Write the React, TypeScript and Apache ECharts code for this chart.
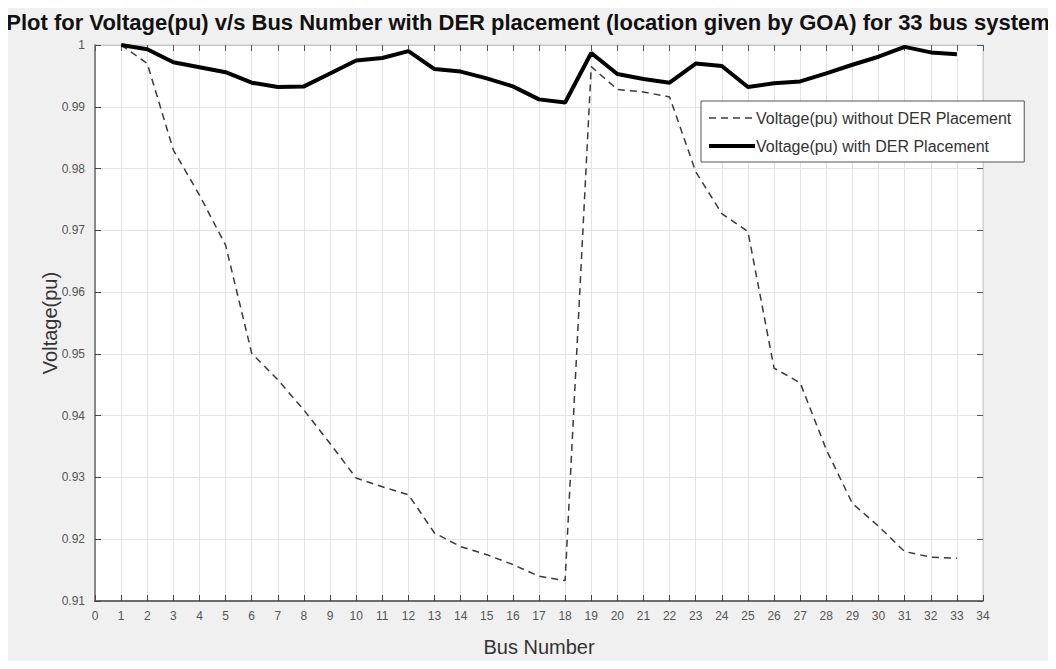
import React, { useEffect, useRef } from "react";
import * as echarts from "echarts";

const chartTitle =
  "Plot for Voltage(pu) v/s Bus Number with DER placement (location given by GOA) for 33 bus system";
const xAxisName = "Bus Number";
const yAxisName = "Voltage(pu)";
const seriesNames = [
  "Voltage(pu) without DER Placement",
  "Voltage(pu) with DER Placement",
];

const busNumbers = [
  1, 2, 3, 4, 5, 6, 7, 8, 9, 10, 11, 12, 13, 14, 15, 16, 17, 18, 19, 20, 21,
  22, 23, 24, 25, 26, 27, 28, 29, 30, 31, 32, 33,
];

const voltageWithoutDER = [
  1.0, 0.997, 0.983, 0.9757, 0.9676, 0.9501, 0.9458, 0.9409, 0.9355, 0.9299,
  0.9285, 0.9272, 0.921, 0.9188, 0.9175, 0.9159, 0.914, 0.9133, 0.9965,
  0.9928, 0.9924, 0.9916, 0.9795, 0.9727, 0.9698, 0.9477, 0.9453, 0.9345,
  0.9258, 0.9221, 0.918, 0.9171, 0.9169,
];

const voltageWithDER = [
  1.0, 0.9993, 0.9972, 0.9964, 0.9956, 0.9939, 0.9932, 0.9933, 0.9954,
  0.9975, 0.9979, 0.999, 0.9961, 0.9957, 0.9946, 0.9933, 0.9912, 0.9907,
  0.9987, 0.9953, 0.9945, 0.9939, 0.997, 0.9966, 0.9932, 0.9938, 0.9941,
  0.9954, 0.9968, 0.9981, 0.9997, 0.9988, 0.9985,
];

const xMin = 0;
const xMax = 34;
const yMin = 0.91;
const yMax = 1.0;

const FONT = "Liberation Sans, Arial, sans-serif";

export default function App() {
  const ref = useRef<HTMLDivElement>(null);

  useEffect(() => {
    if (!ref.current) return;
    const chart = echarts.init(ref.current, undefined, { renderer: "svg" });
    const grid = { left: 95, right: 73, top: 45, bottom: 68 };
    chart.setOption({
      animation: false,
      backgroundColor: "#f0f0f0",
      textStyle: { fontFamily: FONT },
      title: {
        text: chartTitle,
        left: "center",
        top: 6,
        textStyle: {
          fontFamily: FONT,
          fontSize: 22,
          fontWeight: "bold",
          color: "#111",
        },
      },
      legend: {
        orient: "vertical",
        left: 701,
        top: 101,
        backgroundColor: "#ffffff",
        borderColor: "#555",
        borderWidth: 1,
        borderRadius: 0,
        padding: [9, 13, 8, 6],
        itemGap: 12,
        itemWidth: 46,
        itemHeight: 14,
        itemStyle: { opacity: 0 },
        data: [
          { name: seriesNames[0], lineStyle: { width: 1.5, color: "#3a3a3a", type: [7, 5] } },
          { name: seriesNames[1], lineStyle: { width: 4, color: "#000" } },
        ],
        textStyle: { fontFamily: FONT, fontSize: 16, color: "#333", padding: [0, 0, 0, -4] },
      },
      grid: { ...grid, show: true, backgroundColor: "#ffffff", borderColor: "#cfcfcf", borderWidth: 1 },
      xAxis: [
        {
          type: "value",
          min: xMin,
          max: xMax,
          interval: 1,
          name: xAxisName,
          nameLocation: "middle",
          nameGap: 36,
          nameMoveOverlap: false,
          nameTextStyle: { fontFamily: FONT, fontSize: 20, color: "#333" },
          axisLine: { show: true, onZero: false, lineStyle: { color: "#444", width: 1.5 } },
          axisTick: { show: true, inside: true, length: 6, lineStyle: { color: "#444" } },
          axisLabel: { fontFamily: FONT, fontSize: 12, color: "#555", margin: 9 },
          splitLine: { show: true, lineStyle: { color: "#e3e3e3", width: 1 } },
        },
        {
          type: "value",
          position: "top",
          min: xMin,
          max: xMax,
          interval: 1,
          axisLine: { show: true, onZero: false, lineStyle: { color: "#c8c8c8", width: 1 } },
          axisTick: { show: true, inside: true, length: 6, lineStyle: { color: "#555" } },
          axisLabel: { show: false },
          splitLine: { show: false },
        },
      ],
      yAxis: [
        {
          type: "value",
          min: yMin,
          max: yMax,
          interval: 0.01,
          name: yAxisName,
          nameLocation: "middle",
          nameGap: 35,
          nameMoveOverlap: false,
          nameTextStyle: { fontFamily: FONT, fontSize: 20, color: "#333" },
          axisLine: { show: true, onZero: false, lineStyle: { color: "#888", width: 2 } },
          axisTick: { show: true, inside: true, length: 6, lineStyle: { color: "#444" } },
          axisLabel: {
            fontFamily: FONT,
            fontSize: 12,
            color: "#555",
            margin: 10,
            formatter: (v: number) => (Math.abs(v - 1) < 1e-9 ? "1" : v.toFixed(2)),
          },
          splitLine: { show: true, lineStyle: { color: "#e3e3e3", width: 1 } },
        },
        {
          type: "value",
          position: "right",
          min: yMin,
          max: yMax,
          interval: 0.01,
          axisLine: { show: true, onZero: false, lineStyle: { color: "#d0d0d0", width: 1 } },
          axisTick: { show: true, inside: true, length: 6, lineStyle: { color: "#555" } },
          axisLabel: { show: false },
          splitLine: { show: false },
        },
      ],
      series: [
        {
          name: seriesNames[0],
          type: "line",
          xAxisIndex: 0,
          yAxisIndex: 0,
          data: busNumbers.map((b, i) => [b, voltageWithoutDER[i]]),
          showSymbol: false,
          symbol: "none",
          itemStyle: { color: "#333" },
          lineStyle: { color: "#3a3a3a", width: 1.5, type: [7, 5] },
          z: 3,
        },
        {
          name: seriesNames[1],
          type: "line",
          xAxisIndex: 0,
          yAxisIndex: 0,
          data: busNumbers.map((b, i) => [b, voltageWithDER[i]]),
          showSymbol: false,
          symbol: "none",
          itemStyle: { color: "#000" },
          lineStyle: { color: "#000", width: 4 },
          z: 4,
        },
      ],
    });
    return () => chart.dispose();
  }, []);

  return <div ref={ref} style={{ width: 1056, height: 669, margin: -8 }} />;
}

^^^^^^^^

Given instruction:
Where a line above contains the string "React", copy that line.

Finished task:
Write the React, TypeScript and Apache ECharts code for this chart.
import React, { useEffect, useRef } from "react";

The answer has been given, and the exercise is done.